Truman Capote's earlier works still resonate


Before he declined, he dazzled.

While some writers gain power as they mature, Truman Capote, subject of a new feature film, Capote, spiraled down, personally and professionally. But several of his works, mostly the early ones, qualify as very good literature:

Other Voices, Other Rooms: This 1948 book was Capote's first published novel, and it was a fine start. Vivid and lean, it's the story of Joel Knox, who is searching for his lost father - a theme drawn directly from Capote's life. He was 23 when the novel came out, and it could be argued that he never surpassed it until In Cold Blood in 1965.

Summer Crossing: Although Other Voices, Other Rooms was Capote's first published novel, it was the second he had written. He revealed years later that the Summer Crossing manuscript had been lost. It was found recently, and Random House will publish it next week. Capote's verdict? "Not bad, as I remember.
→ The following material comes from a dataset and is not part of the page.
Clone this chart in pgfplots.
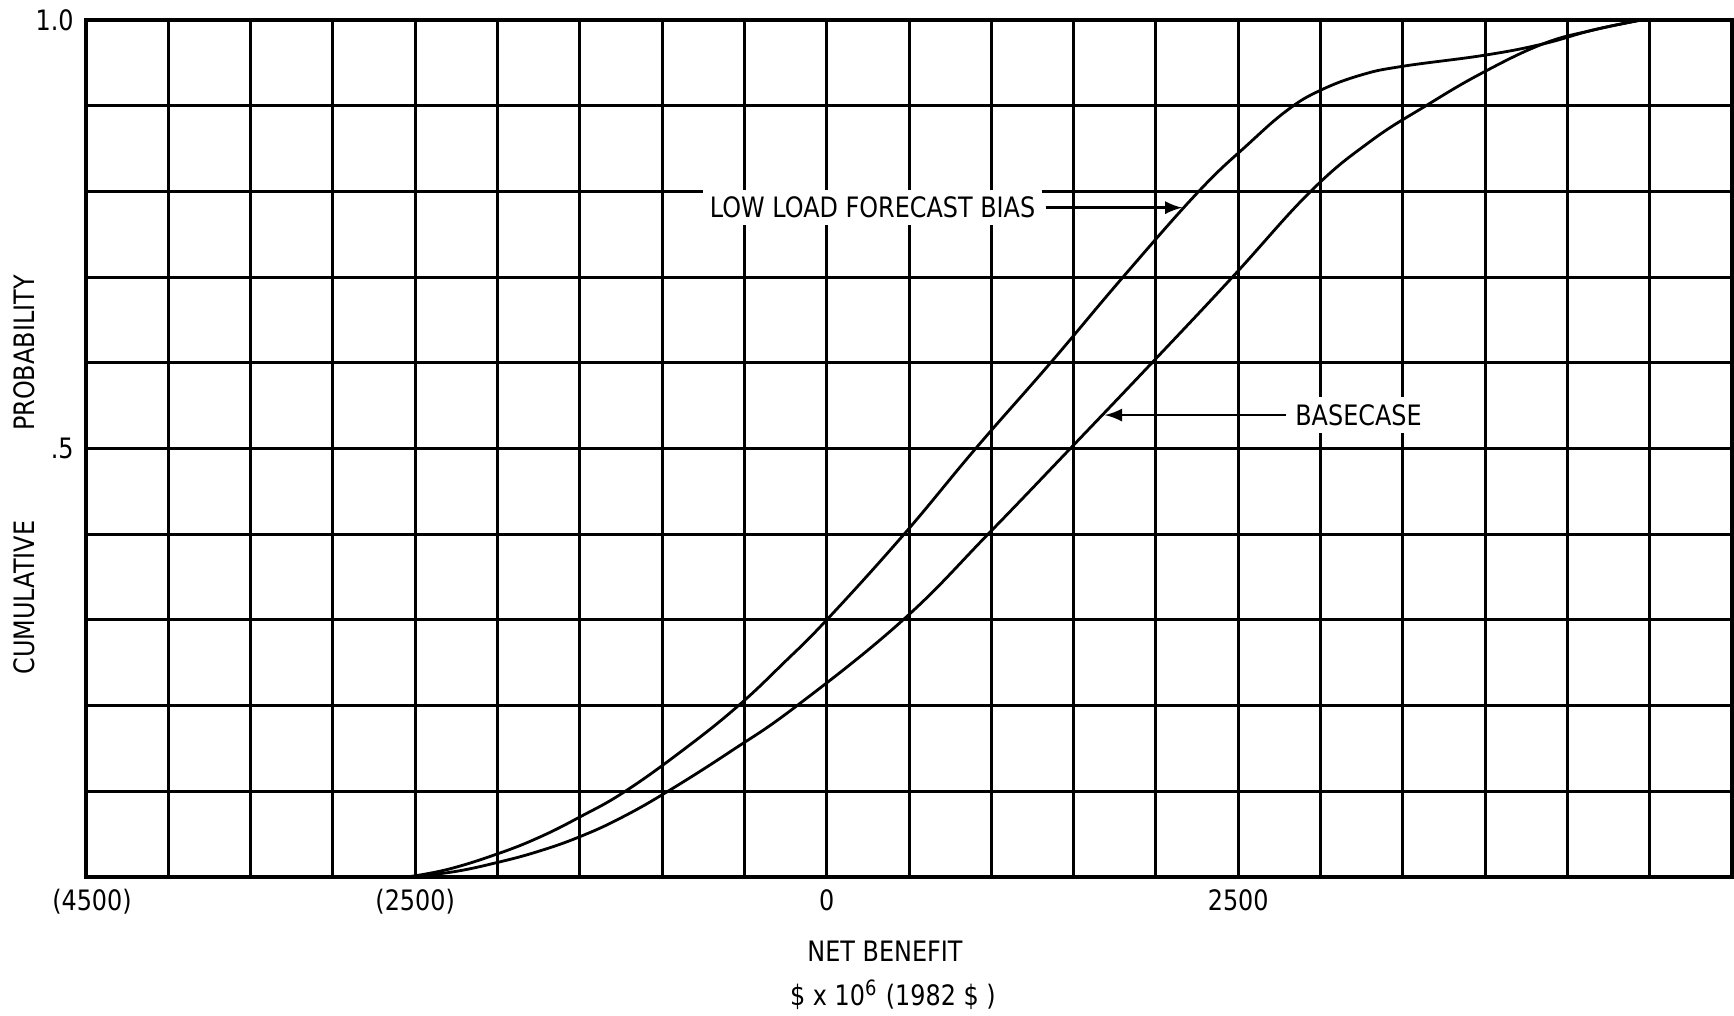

Technically accomplished, an interesting enough tale, but without intensity or pain ... "

A Diamond Guitar: Capote did not produce many short stories, but he wrote some memorable ones. This one, set on a prison farm, is a rather bleak tale, but Capote brightens it with his phrasing - "scraps of sunlight blew about them like butterflies."

A Christmas Memory: Yes, it's sentimental, which is why it got the Hallmark Hall of Fame treatment some years back. But it's so charming that one overlooks the schmaltz: "Imagine a morning in late November. A coming of winter morning more than twenty years ago. Consider the kitchen of a spreading old house in a country town."

In Cold Blood: The problems with this "nonfiction novel" are well-documented. But the bottom line is that this story of one of the most infamous murders in American history is a piece of howling darkness, a narrative that gets inside you and shadows your soul. My first time, I read it in two sittings - and the sleep I got between those sessions was profoundly disturbed by a series of dreams.